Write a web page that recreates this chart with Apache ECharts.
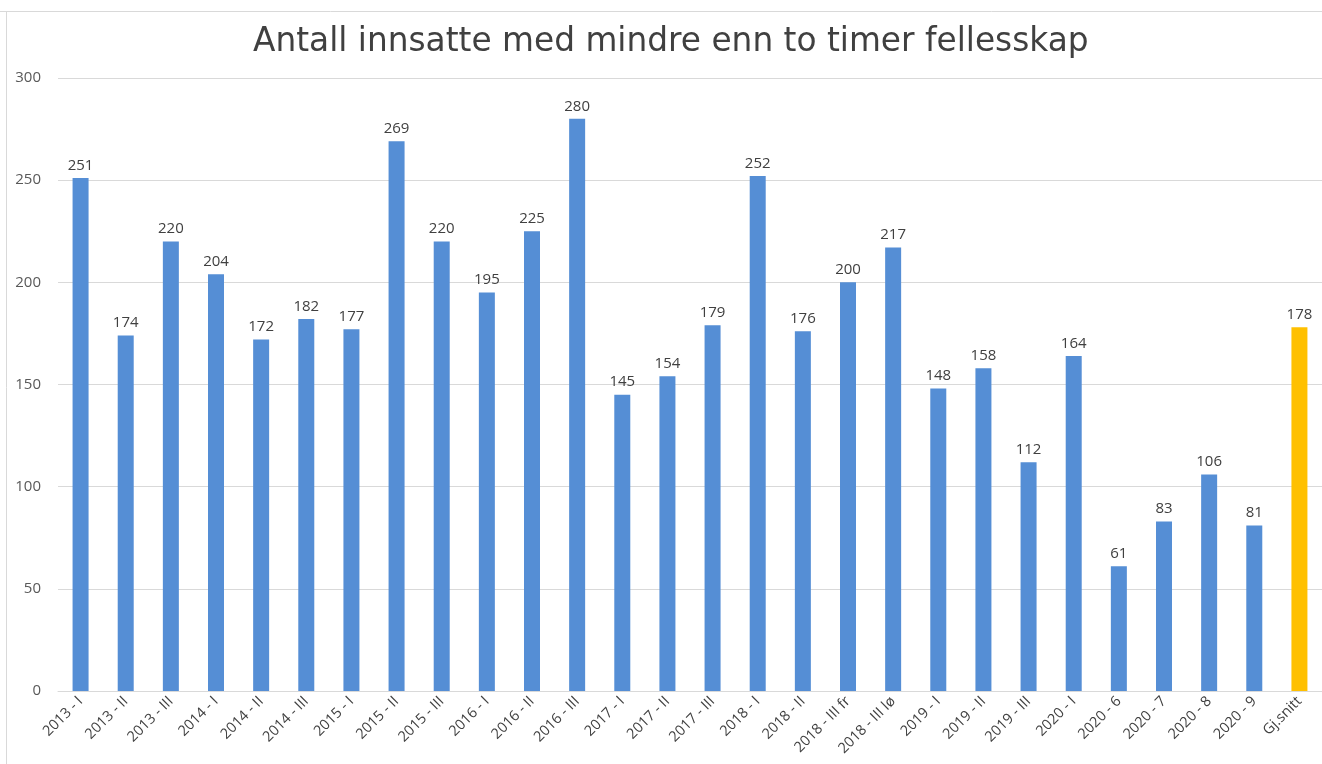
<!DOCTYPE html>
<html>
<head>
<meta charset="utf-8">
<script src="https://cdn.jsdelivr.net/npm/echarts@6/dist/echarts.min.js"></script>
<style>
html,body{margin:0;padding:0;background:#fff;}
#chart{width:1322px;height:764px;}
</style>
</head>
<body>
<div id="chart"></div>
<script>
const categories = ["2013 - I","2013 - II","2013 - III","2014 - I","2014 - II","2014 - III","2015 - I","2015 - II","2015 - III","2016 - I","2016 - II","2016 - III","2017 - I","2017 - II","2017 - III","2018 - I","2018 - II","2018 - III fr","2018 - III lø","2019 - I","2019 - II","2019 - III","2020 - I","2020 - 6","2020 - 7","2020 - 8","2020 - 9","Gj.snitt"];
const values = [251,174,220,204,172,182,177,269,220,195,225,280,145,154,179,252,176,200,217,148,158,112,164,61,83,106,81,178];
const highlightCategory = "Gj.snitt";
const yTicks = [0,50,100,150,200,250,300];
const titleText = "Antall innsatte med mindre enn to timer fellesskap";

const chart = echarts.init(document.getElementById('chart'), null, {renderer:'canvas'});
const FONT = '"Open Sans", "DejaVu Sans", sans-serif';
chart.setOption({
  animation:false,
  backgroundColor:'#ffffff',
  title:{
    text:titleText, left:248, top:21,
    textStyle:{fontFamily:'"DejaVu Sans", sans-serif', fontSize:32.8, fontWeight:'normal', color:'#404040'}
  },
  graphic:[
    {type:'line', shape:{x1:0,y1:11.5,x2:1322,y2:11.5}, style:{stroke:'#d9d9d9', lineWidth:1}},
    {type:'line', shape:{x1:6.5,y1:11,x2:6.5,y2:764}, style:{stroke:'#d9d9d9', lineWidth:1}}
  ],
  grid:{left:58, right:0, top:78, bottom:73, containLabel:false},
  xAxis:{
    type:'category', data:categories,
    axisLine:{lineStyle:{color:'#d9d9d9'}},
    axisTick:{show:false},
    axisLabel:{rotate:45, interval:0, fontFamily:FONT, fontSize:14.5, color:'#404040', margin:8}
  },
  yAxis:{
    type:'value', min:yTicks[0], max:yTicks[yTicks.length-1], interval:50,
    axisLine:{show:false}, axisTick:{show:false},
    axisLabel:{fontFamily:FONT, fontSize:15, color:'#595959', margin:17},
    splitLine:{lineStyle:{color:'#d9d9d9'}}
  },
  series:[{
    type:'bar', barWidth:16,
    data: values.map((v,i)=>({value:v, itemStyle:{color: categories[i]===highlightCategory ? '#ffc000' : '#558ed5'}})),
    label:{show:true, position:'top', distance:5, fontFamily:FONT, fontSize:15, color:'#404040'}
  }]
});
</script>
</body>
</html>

● ● ● ●

# [EXERCISE TASK]
Take the listing and print it again exactly, but without any pictures.

# [SOLUTION TO THE EXERCISE]
Write a web page that recreates this chart with Apache ECharts.
<!DOCTYPE html>
<html>
<head>
<meta charset="utf-8">
<script src="https://cdn.jsdelivr.net/npm/echarts@6/dist/echarts.min.js"></script>
<style>
html,body{margin:0;padding:0;background:#fff;}
#chart{width:1322px;height:764px;}
</style>
</head>
<body>
<div id="chart"></div>
<script>
const categories = ["2013 - I","2013 - II","2013 - III","2014 - I","2014 - II","2014 - III","2015 - I","2015 - II","2015 - III","2016 - I","2016 - II","2016 - III","2017 - I","2017 - II","2017 - III","2018 - I","2018 - II","2018 - III fr","2018 - III lø","2019 - I","2019 - II","2019 - III","2020 - I","2020 - 6","2020 - 7","2020 - 8","2020 - 9","Gj.snitt"];
const values = [251,174,220,204,172,182,177,269,220,195,225,280,145,154,179,252,176,200,217,148,158,112,164,61,83,106,81,178];
const highlightCategory = "Gj.snitt";
const yTicks = [0,50,100,150,200,250,300];
const titleText = "Antall innsatte med mindre enn to timer fellesskap";

const chart = echarts.init(document.getElementById('chart'), null, {renderer:'canvas'});
const FONT = '"Open Sans", "DejaVu Sans", sans-serif';
chart.setOption({
  animation:false,
  backgroundColor:'#ffffff',
  title:{
    text:titleText, left:248, top:21,
    textStyle:{fontFamily:'"DejaVu Sans", sans-serif', fontSize:32.8, fontWeight:'normal', color:'#404040'}
  },
  graphic:[
    {type:'line', shape:{x1:0,y1:11.5,x2:1322,y2:11.5}, style:{stroke:'#d9d9d9', lineWidth:1}},
    {type:'line', shape:{x1:6.5,y1:11,x2:6.5,y2:764}, style:{stroke:'#d9d9d9', lineWidth:1}}
  ],
  grid:{left:58, right:0, top:78, bottom:73, containLabel:false},
  xAxis:{
    type:'category', data:categories,
    axisLine:{lineStyle:{color:'#d9d9d9'}},
    axisTick:{show:false},
    axisLabel:{rotate:45, interval:0, fontFamily:FONT, fontSize:14.5, color:'#404040', margin:8}
  },
  yAxis:{
    type:'value', min:yTicks[0], max:yTicks[yTicks.length-1], interval:50,
    axisLine:{show:false}, axisTick:{show:false},
    axisLabel:{fontFamily:FONT, fontSize:15, color:'#595959', margin:17},
    splitLine:{lineStyle:{color:'#d9d9d9'}}
  },
  series:[{
    type:'bar', barWidth:16,
    data: values.map((v,i)=>({value:v, itemStyle:{color: categories[i]===highlightCategory ? '#ffc000' : '#558ed5'}})),
    label:{show:true, position:'top', distance:5, fontFamily:FONT, fontSize:15, color:'#404040'}
  }]
});
</script>
</body>
</html>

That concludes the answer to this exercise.